Témoignages
Michel Crozier comme référence
Voilà plus de quarante ans que j’enseigne la gestion à l’Ecole des mines de Paris, aux ingénieurs civils et aux fonctionnaires du Corps des mines, et je suis heureux de l’occasion qui m’est offerte de dire ce que je dois aux travaux de Michel Crozier et le plaisir que j’ai trouvé à le fréquenter.
Le phénomène bureaucratique est une lecture obligatoire pour tous mes élèves des deux catégories, et je témoigne sans hésiter que cette étude déjà ancienne n’a pas pris une ride. J’en recommande la lecture au cours des stages de longue durée qu’effectuent les étudiants au sein d’entreprises de toutes tailles, mais le plus souvent des grandes, et au sein d’administrations publiques variées. Leur réaction ne varie pas : « J’ai observé la plupart des phénomènes que Michel Crozier met en lumière, en particulier la manière dont chaque acteur et chaque catégorie homogène d’acteurs secrètent une carapace protectrice autour de leur espace de liberté, et les relations d’affrontement ou de sympathie qu’ils entretiennent avec leurs interlocuteurs. »

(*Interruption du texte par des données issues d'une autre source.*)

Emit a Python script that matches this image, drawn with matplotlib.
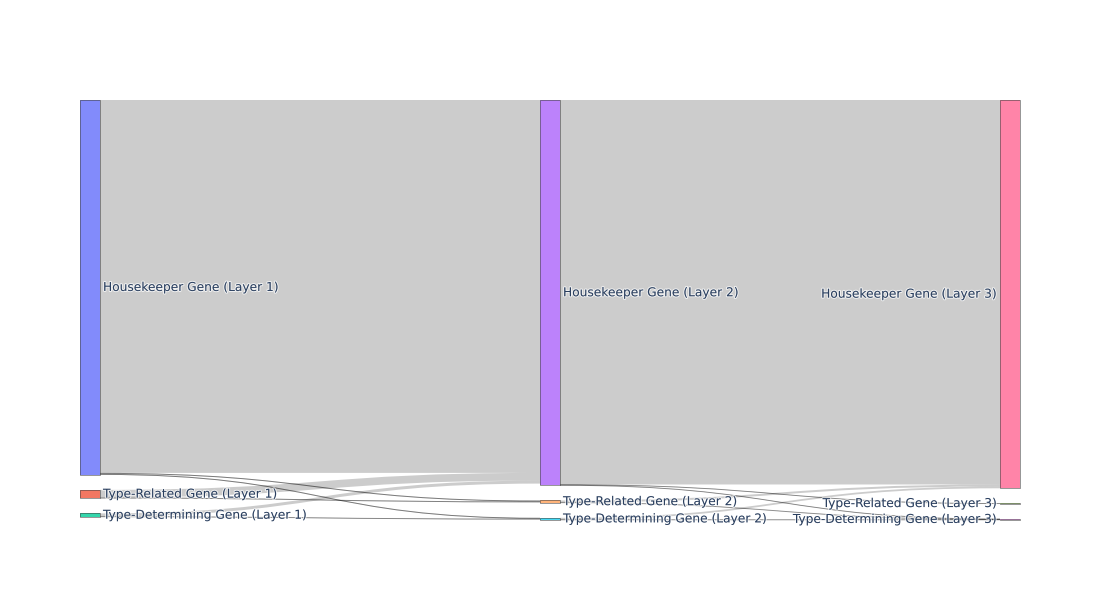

Cette confirmation de la justesse des analyses de Michel Crozier, souvent inattendues, contre-intuitives, est le résultat de son extrême attention aux réalités locales de la vie collective, et son indépendance par rapport aux idéologies dominantes dans le monde des sciences humaines. Au moment de la publication de cet ouvrage, il n’y avait, en première approximation, que deux écoles de pensée dans l’intelligentsia française : les catholiques et les marxistes. Le regard des chercheurs des deux bords sur les organisations était fortement déterminé par ce qu’ils avaient décidé de démontrer. Michel Crozier, par contraste, en bon naturaliste, a laissé la priorité aux messages du terrain.

Dans les années 60 où ce livre est paru, beaucoup de commentateurs ont interprété l’originalité de ces thèses par leur origine américaine. Il est vrai que ce livre, publié d’abord en anglais, a connu un spectaculaire succès aux USA. Mais je pense que ce succès s’explique moins par son caractère local que par son caractère universel dans l’espace, comme son inaltérable validité dans le temps s’explique par les traits permanents de la condition de l’homme en société qu’il met en lumière.
Par la suite, j’ai lu avec intérêt et profit les nombreux ouvrages que Michel Crozier a publiés, et j’ai retrouvé dans chacun d’eux le souci de la vérité des terrains et la hardiesse conceptuelle que j’avais admirés dans le premier.
Sur un plan plus personnel, j’ai eu l’occasion de collaborer avec lui, et j’ai là encore apprécié son aptitude à comprendre le point de vue d’ingénieur qui est le mien, assez différent du point de vue académique de la plupart des sociologues. C’est un esprit brillant, courageux et tolérant, et les sciences humaines ont reçu une grande richesse de son considérable travail.

Claude Riveline, professeur à MinesParisTech - 8-11-112
Claude Riveline est un professeur de gestion des organisations, né le 16 septembre 1936. Ingénieur de l'École polytechnique (X 1956), ingénieur du Corps des mines (1961), il a enseigné pendant toute sa carrière à l'École des mines de Paris, donnant sur la base de ses recherches un cours original de gestion des organisations aux ingénieurs civils et aux ingénieurs du Corps des mines.